I eventually took the plunge and bought a tandem a few months ago after hunting one down for a year or so. Around about the same time, I bought Dominic Gill's book 'Take a Seat' about his tour of the America's without a stoker. Along the way, he'd pick up strangers as stokers, some who'd ride for a few hours, others for weeks. I've found the book thoroughly enjoyable and inspiring. 

Yesterday afternoon, for whatever reason I decided to ride to a friends house (about 10 miles away) on the tandem, but on my own. I thought about Dominic's book and wondered whether it'd be fun or just plain weird to pick up a stranger if circumstances allowed. Obviously in the midst of social distancing this wouldn't be the most clever idea but have any of you ever rode without a stoker for whatever reason and ended up giving a stranger a lift? If not, would it be an idea that you'd entertain?


----------



## biggs682 (27 May 2020)

Done a few solo rides but never picked anybody up


----------



## sheddy (27 May 2020)

A stranger ? 
Sounds a bit weird...


----------



## Globalti (29 May 2020)

When I was at school in Thame, in Buckinghamshire there used to be a character who rode around town on a tandem and a couple of friends of mine used to get lifts with him. I find being on the back quite frightening.


----------



## rogerzilla (2 Jun 2020)

Has anyone done LEJOG with a relay of stokers, planned or unplanned? You could do an incredible time if each was willing to ride to exhaustion.


----------



## Sixmile (19 Jun 2020)

rogerzilla said:


> Has anyone done LEJOG with a relay of stokers, planned or unplanned? You could do an incredible time if each was willing to ride to exhaustion.

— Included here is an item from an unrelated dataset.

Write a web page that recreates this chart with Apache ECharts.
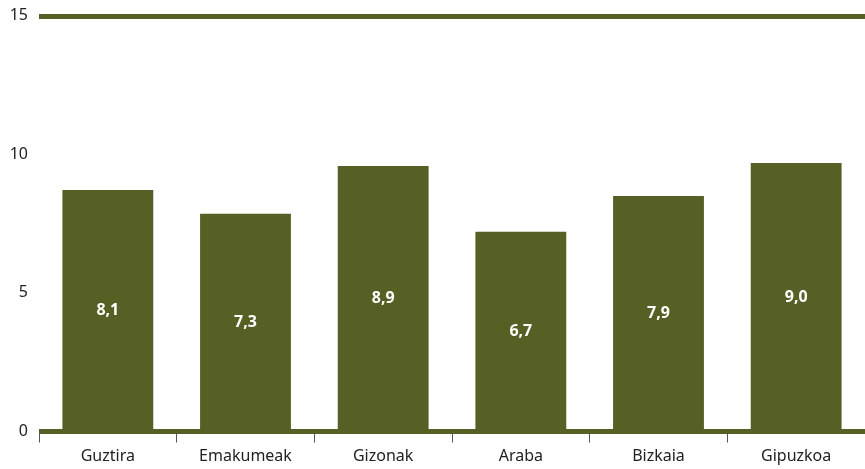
<!DOCTYPE html>
<html>
<head>
<meta charset="utf-8">
<script src="https://cdn.jsdelivr.net/npm/echarts@6/dist/echarts.min.js"></script>
<style>html,body{margin:0;padding:0;background:#fff;}#c{width:865px;height:469px;}</style>
</head>
<body>
<div id="c"></div>
<script>
var categories = ['Guztira', 'Emakumeak', 'Gizonak', 'Araba', 'Bizkaia', 'Gipuzkoa'];
var values = [8.1, 7.3, 8.9, 6.7, 7.9, 9.0];
var yTicks = [0, 5, 10, 15];

var olive = '#566024';
var chart = echarts.init(document.getElementById('c'), null, {renderer: 'canvas'});
chart.setOption({
  animation: false,
  grid: {left: 39, right: 0, top: 15.8, bottom: 37.5},
  xAxis: [{
    type: 'category',
    data: categories,
    position: 'bottom',
    axisLine: {lineStyle: {color: olive, width: 5, cap: 'butt'}},
    axisTick: {show: true, length: 11, lineStyle: {color: '#555', width: 1}},
    axisLabel: {color: '#222', fontFamily: 'Noto Sans', fontSize: 16, margin: 17}
  }, {
    type: 'category',
    data: categories,
    position: 'top',
    axisLine: {show: true, onZero: false, lineStyle: {color: olive, width: 5, cap: 'butt'}},
    axisTick: {show: false},
    axisLabel: {show: false}
  }],
  yAxis: [{
    type: 'value',
    min: yTicks[0],
    max: yTicks[yTicks.length - 1],
    interval: 5,
    axisLine: {show: false},
    axisTick: {show: false},
    splitLine: {show: false},
    axisLabel: {color: '#222', fontFamily: 'Noto Sans', fontSize: 16, margin: 11}
  }, {
    type: 'value',
    min: 0,
    max: 13.94,
    show: false,
    splitLine: {show: false}
  }],
  series: [{
    type: 'bar',
    xAxisIndex: 0,
    yAxisIndex: 1,
    data: values,
    barWidth: '66%',
    itemStyle: {color: olive},
    label: {
      show: true,
      position: 'inside',
      color: '#fff',
      fontFamily: 'Noto Sans',
      fontWeight: 'bold',
      fontSize: 16,
      formatter: function (p) { return String(p.value.toFixed(1)).replace('.', ','); }
    }
  }]
});
</script>
</body>
</html>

I have thought about planning something like this, although not LEJOG. 

I did my first decent distance with another adult on the tandem this week, covering 50 miles with a friend. On the flats it was great, but on any hills it was more work than riding up any incline on my own on the tandem.

and yes, being on the back certainly is alot more terrifying that riding with the controls at hand.


----------



## Archie_tect (16 Jul 2020)

Only ride solo when the tandem needs a trip to the LBS about six miles away- seem strangely quiet...

Would never offer a stranger a lift!


----------



## Black Sheep (27 Aug 2021)

Only ever ride solo to go and pick my daughter up from her dance classes, 

The timing chain usually falls off!


----------